Luis Rosales fue un esclarecido poeta y crítico literario español, nacido en Granada en el 1910. Su primer libro de poesías, que intituló “Abril”, data del 1935. En 1940 lanza su “Retablo sacro del nacimiento del Señor”.
En el 1949 nos envuelve con la valiosa producción de “La casa encendida” que en 1967 fue reeditada en nueva versión y más adelante, otras tantas veces.
Pero antes de “La casa encendida”, sorprendió con una colección de versos que bautizó con el título de “Rimas”, 1951, y generó gran entusiasmo en el mundo de las letras hispanas al obtener el Premio Nacional de Poesía, en su país, un reconocimiento a la certera expresión y a su talento de sensible creador lírico. “Rimas” fue dedicado por el autor a Pedro Laín Entralgo.

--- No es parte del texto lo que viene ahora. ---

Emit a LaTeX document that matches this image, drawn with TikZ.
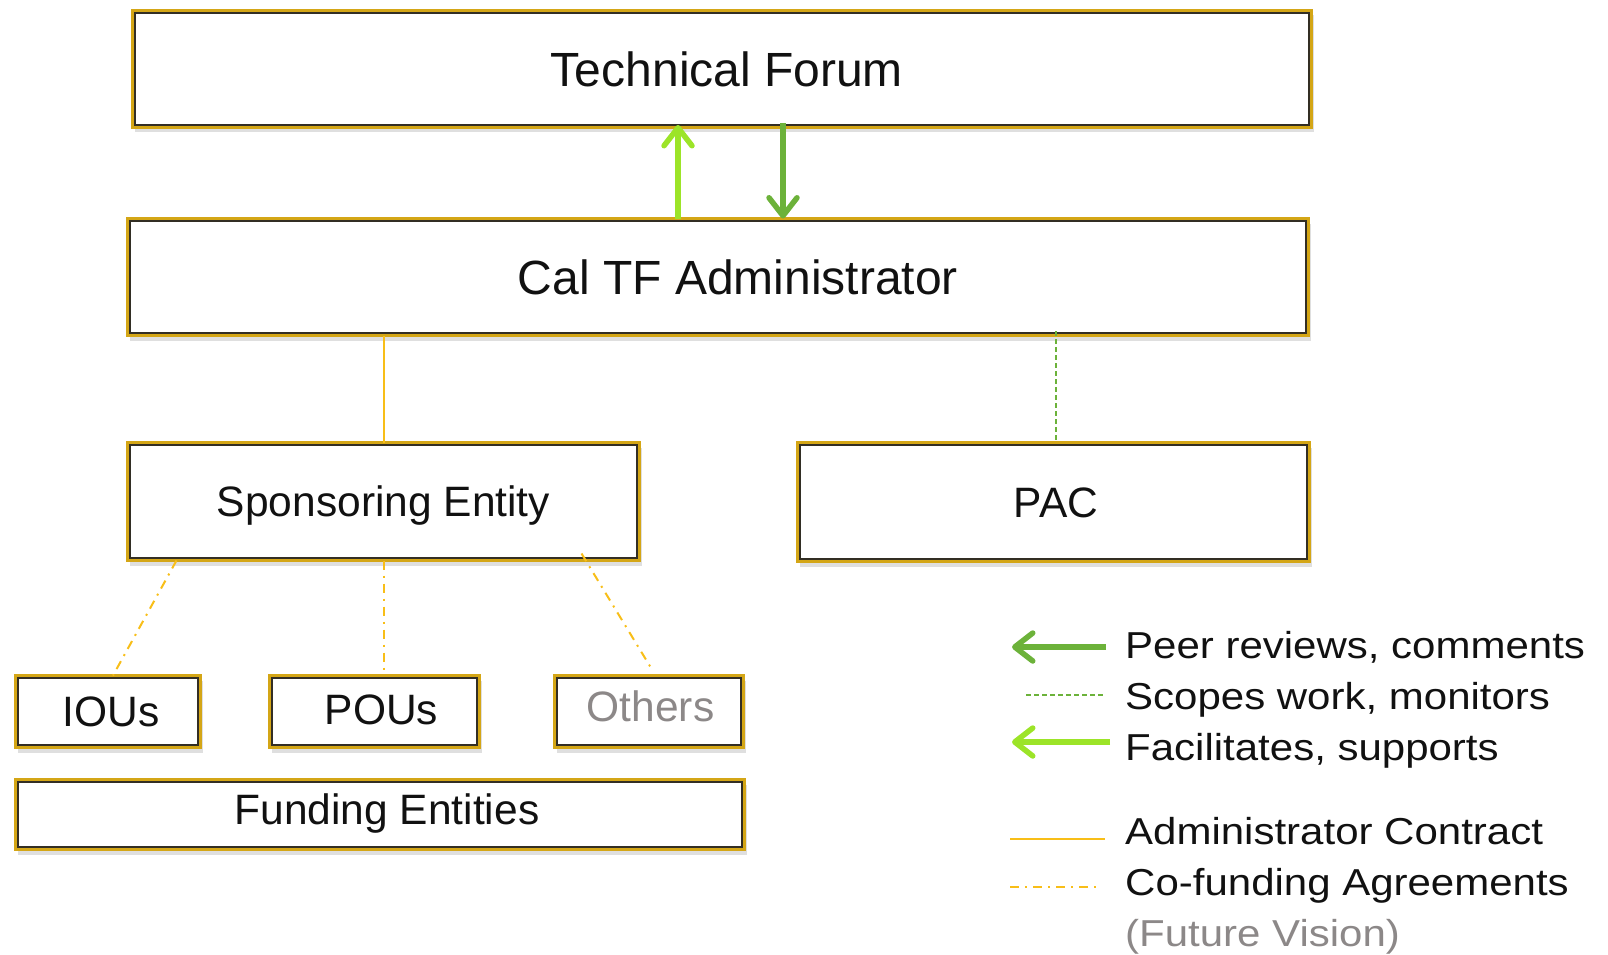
\documentclass[tikz,border=0pt]{standalone}
\usepackage{fontspec}
\setmainfont{Liberation Sans}
\newfontfamily\legendfont[FakeStretch=1.12]{Liberation Sans}
\usetikzlibrary{arrows.meta,shadows,calc}
\definecolor{boxgold}{RGB}{212,166,22}
\definecolor{boxdark}{RGB}{50,46,36}
\definecolor{linegold}{RGB}{248,190,24}
\definecolor{darkgreen}{RGB}{108,178,58}
\definecolor{lightgreen}{RGB}{156,228,40}
\definecolor{txtgrey}{RGB}{140,136,136}
\definecolor{txtblack}{RGB}{17,17,17}
\begin{document}
\begin{tikzpicture}[x=1pt,y=-1pt,
  box/.style={draw=boxgold, line width=3pt, fill=white, outer sep=0pt, inner sep=0pt,
    text=txtblack, text depth=0pt,
    drop shadow={opacity=0.25, shadow xshift=2pt, shadow yshift=-5pt}},
  innerline/.style={draw=boxdark, line width=1.4pt},
  bigtxt/.style={font=\fontsize{48}{56}\selectfont, text height=34.4pt},
  midtxt/.style={font=\fontsize{42.5}{51}\selectfont, text height=30.4pt},
  legtxt/.style={anchor=base west, inner sep=0pt, text=txtblack,
    font=\legendfont\fontsize{37.5}{45}\selectfont},
  contract/.style={draw=linegold, line width=2pt},
  scopeline/.style={draw=darkgreen, line width=2pt, dash pattern=on 5pt off 3pt},
  cofund/.style={draw=linegold, line width=2pt, dash pattern=on 9pt off 6pt on 2pt off 6pt},
  peer/.style={draw=darkgreen, line width=5.5pt, -{Straight Barb[length=18pt, width=28pt, round]}},
  facil/.style={draw=lightgreen, line width=5.5pt, -{Straight Barb[length=18pt, width=28pt, round]}}
]
\useasboundingbox (0,0) rectangle (1608,955);

% boxes
\node[box,bigtxt,minimum width=1179pt,minimum height=117pt] (tf) at (722,69) {\hspace*{10pt}Technical Forum};
\node[box,bigtxt,minimum width=1181pt,minimum height=117pt] (adm) at (718,277) {\hspace*{40pt}Cal TF Administrator};
\node[box,midtxt,minimum width=512pt,minimum height=118pt] (sp) at (383.5,501.5) {Sponsoring Entity};
\node[box,midtxt,minimum width=512pt,minimum height=119pt] (pac) at (1053.5,502) {\hspace*{5pt}PAC};
\node[box,midtxt,minimum width=185pt,minimum height=72pt] (iou) at (108,711.5) {\hspace*{6pt}IOUs};
\node[box,midtxt,minimum width=210pt,minimum height=72pt,text depth=5pt] (pou) at (374.5,711.5) {\hspace*{14pt}POUs};
\node[box,midtxt,text=txtgrey,minimum width=189pt,minimum height=72pt,text depth=11pt] (oth) at (649,711.5) {\hspace*{3pt}Others};
\node[box,midtxt,minimum width=729pt,minimum height=70pt,text depth=11pt] (fund) at (380,814.5) {\hspace*{14pt}Funding Entities};

\foreach \n in {tf,adm,sp,pac,iou,pou,oth,fund}
  \draw[innerline] ($(\n.north west)+(2.6,2.6)$) rectangle ($(\n.south east)+(-2.6,-2.6)$);

% connectors
\coordinate (ua) at (678,0);
\coordinate (da) at (783,0);
\draw[facil, shorten >=-2.5pt] (adm.north -| ua) -- (tf.south -| ua);
\draw[peer, shorten <=-4pt] (tf.south -| da) -- (adm.north -| da);
\draw[contract] (sp.north) -- (sp.north |- adm.south);
\draw[scopeline] ($(pac.north)+(2.5,-3)$) -- ($(pac.north |- adm.south)+(2.5,-5)$);
\draw[cofund] ($(sp.south west)+(49,0)$) -- ($(iou.north)+(5,0)$);
\draw[cofund] (sp.south) -- ($(sp.south |- pou.north)+(0,-5)$);
\draw[cofund] ($(sp.south west)+(454,-7)$) -- ($(oth.north)+(3,-6)$);

% legend
\coordinate (l1a) at (1106,647); \coordinate (l1b) at (1012,647);
\coordinate (l2a) at (1026,695); \coordinate (l2b) at (1104,695);
\coordinate (l3a) at (1110,742); \coordinate (l3b) at (1012,742);
\coordinate (l4a) at (1010,839); \coordinate (l4b) at (1105,839);
\coordinate (l5a) at (1010,887); \coordinate (l5b) at (1100,887);
\draw[peer] (l1a) -- (l1b);
\draw[scopeline] (l2a) -- (l2b);
\draw[facil] (l3a) -- (l3b);
\draw[contract, line width=2.5pt] (l4a) -- (l4b);
\draw[cofund, line width=2.5pt] (l5a) -- (l5b);

\node[legtxt] (t1) at (1125,658) {Peer reviews, comments};
\node[legtxt] (t2) at (1125,709) {Scopes work, monitors};
\node[legtxt] (t3) at (1125,760) {Facilitates, supports};
\node[legtxt] (t4) at (1125,844) {Administrator Contract};
\node[legtxt] (t5) at (1125,895) {Co-funding Agreements};
\node[legtxt, text=txtgrey] (t6) at (1125,946) {(Future Vision)};
\end{tikzpicture}
\end{document}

El prólogo lo escribió Dámaso Alonso, presidente de la Real Academia de la Lengua.
Conocí personalmente a Luis Rosales hacia el 1954, como integrante de una delegación de cuatro poetas españoles, que completaban Leopoldo Panero, el conde Agustín de Foxá y Xavier de Zubiaurri, embajada cultural itinerante en la primera etapa del franquismo.
Leídos hace más de sesenta años, no se borran de mi memoria estos versos que integran las tempranas preocupaciones que poblaban su numen, “Tú, sí, los llamarás”:
“Tienen nombre, Señor, son los que sufren, /las sombras semejantes, /las sombras que se quedan en los cuerpos, /mientras va su vivir deletreándose, /para ganar el pan. ¿Quién los sostiene? /Son los muertos que nacen /del invierno del mundo, son los muertos /que están viviendo y arden /con aceite de Dios…
Y aquella búsqueda del ser inalcanzable, irrenunciable, que nos revela: “No sé cómo /voy a llegar buscándote, hasta el centro /de nuestro corazón, y allí decirte /madre, que yo he de hacer en tanto viva, /que no te quedes huérfano de hijo, /que no quedes sola allá en tu cielo, /que no te falte yo como me faltas”.
Y el juguete para el cariño, la ensoñación y los asombros puntuales que nos refiere en “El nombre que nos crea”.
“A ti quisiera yo ponerte nombre. /Te pondría un nombre de país en donde no se hablase lengua alguna; /te pondría un nombre que pudiera habitarse y no decirse.
“A ti, que eres humilde y consiguiente /como el sobre de una carta de despedida que al cerrarla /se pega a nuestros labios /nada más que un instante, /y nos retrasa, /acaso para siempre, /la ruptura.
“A ti, que me has creado y eres mi tiempo junto y mi alegría, /a ti quiero decirte una palabra sola: /nacer, ése es tu nombre”.